Abdurasul Hasanovich Juraboev, 27, was sentenced by U.S. District Judge William Kuntz in the federal court in Brooklyn.
The defendant, an Uzbekistan citizen who once chopped salad at a Brooklyn gyro shop, was one of six people charged in the same case with plotting to aid Islamic State, a U.S.-designated foreign terrorist organization.
Prosecutors sought a 15-year prison term, the maximum possible. Lawyers for Juraboev sought no more than five years, calling him an “unsophisticated, gullible, and lonely young man” who reached “wrong conclusions” about Islam and Islamic State.
Michael Weil, a federal public defender representing Juraboev, declined to comment after the sentencing.
Authorities said Juraboev had in August 2014 posted an online threat to kill then-U.S. President Barack Obama on behalf of Islamic State, and spoke of planting a bomb on Coney Island if the group ordered it.
Juraboev was arrested in February 2015, after buying a plane ticket to fly the next month to Istanbul, Turkey, intending to then travel to Syria to join Islamic State, authorities said.

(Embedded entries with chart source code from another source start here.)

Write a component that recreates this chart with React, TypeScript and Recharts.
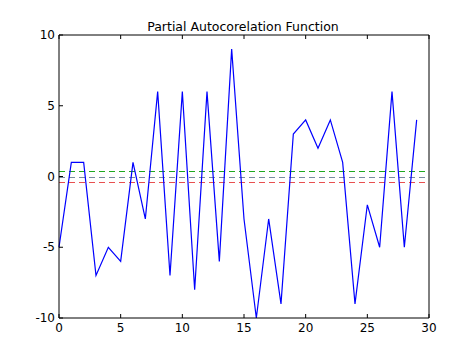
import { LineChart, Line, XAxis, YAxis, ReferenceLine } from "recharts";

// lag index and the partial autocorrelation values
const lags = [0, 1, 2, 3, 4, 5, 6, 7, 8, 9, 10, 11, 12, 13, 14, 15, 16, 17, 18, 19, 20, 21, 22, 23, 24, 25, 26, 27, 28, 29];
const pacf = [-5, 1, 1, -7, -5, -6, 1, -3, 6, -7, 6, -8, 6, -6, 9, -3, -10, -3, -9, 3, 4, 2, 4, 1, -9, -2, -5, 6, -5, 4];
const xTicks = [0, 5, 10, 15, 20, 25, 30];
const yTicks = [-10, -5, 0, 5, 10];
const upperBound = 0.36;
const lowerBound = -0.36;

const data = lags.map((lag, i) => ({ lag, value: pacf[i] }));

const font = "DejaVu Sans, sans-serif";

const BottomTick = (props: any) => {
  const { x, y, payload } = props;
  return (
    <g>
      <line x1={x} y1={y} x2={x} y2={y - 4} stroke="#000" />
      <text x={x} y={y + 14} textAnchor="middle" fontSize={12} fontFamily={font} fill="#000">
        {payload.value}
      </text>
    </g>
  );
};

const TopTick = (props: any) => {
  const { x, y } = props;
  return <line x1={x} y1={y} x2={x} y2={y + 4} stroke="#000" />;
};

const LeftTick = (props: any) => {
  const { x, y, payload } = props;
  return (
    <g>
      <line x1={x} y1={y} x2={x + 4} y2={y} stroke="#000" />
      <text x={x - 4} y={y + 4} textAnchor="end" fontSize={12} fontFamily={font} fill="#000">
        {payload.value}
      </text>
    </g>
  );
};

const RightTick = (props: any) => {
  const { x, y } = props;
  return <line x1={x} y1={y} x2={x - 4} y2={y} stroke="#000" />;
};

// dashed horizontal line with an explicit colour, snapped to the pixel grid
const dashed = (color: string) => (props: any) => {
  const y = Math.round(props.y1) + 0.5;
  return (
    <line
      x1={props.x1}
      y1={y}
      x2={props.x2}
      y2={y}
      stroke={color}
      strokeWidth={1}
      strokeDasharray="6 4"
    />
  );
};

export default function App() {
  return (
    <div style={{ position: "absolute", left: 0, top: 0, width: 474, height: 353, background: "#fff" }}>
      <LineChart width={474} height={353} data={data} margin={{ top: 34, right: 44, bottom: 34, left: 58 }}>
        <text x={243} y={31} textAnchor="middle" fontSize={12.5} fontFamily={font} fill="#000">
          Partial Autocorelation Function
        </text>
        <XAxis
          dataKey="lag"
          type="number"
          domain={[0, 30]}
          ticks={xTicks}
          height={1}
          tickSize={0}
          tickMargin={0}
          tickLine={false}
          axisLine={{ stroke: "#000" }}
          tick={<BottomTick />}
          interval={0}
        />
        <XAxis
          xAxisId="top"
          orientation="top"
          dataKey="lag"
          type="number"
          domain={[0, 30]}
          ticks={xTicks}
          height={1}
          tickSize={0}
          tickMargin={0}
          tickLine={false}
          axisLine={{ stroke: "#000" }}
          tick={<TopTick />}
          interval={0}
        />
        <YAxis
          type="number"
          domain={[-10, 10]}
          ticks={yTicks}
          width={1}
          tickSize={0}
          tickMargin={0}
          tickLine={false}
          axisLine={{ stroke: "#000" }}
          tick={<LeftTick />}
          interval={0}
        />
        <YAxis
          yAxisId="right"
          orientation="right"
          type="number"
          domain={[-10, 10]}
          ticks={yTicks}
          width={1}
          tickSize={0}
          tickMargin={0}
          tickLine={false}
          axisLine={{ stroke: "#000" }}
          tick={<RightTick />}
          interval={0}
        />
        <ReferenceLine y={upperBound} shape={dashed("#1fa81f")} />
        <ReferenceLine y={0} shape={dashed("#7a8aa0")} />
        <ReferenceLine y={lowerBound} shape={dashed("#e85050")} />
        <Line
          dataKey="value"
          stroke="#0000ff"
          strokeWidth={1.2}
          dot={false}
          isAnimationActive={false}
        />
      </LineChart>
    </div>
  );
}
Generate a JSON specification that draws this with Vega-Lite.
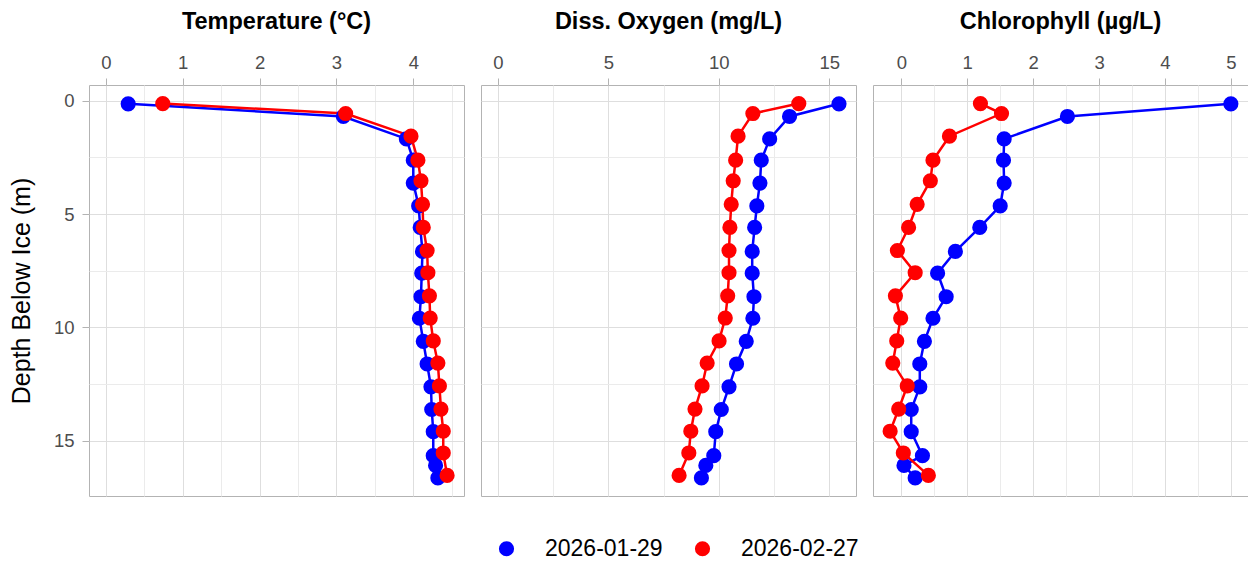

Two co-defendants, Akhror Saidakhmetov and Abror Habibov, pleaded guilty this year, and charges are still pending against co-defendants Dilkhayot Kasimov, Azizjon Rakhmatov and Akmal Zakirov, court records show. Saidakhmetov faces a Dec. 13 sentencing.
Saidakhmetov was also arrested in February 2015, as he was boarding a plane to Istanbul, authorities said.
The arrests of Juraboev and Saidakhmetov followed roughly five months of interactions between the men and a paid informant posing as being ideologically sympathetic.
Other defendants were charged with conspiring to pay Juraboev’s and Saidakhmetov’s travel expenses.
Another Uzbekistan citizen, Dilshod Khusanov, was in August charged in a separate case with having discussed with Zakirov providing funds for Saidakhmetov’s trip, and helping others join Islamic State or al-Nusrah Front, another militant group.
More than 100 people have faced U.S. charges in connection with Islamic State since 2014.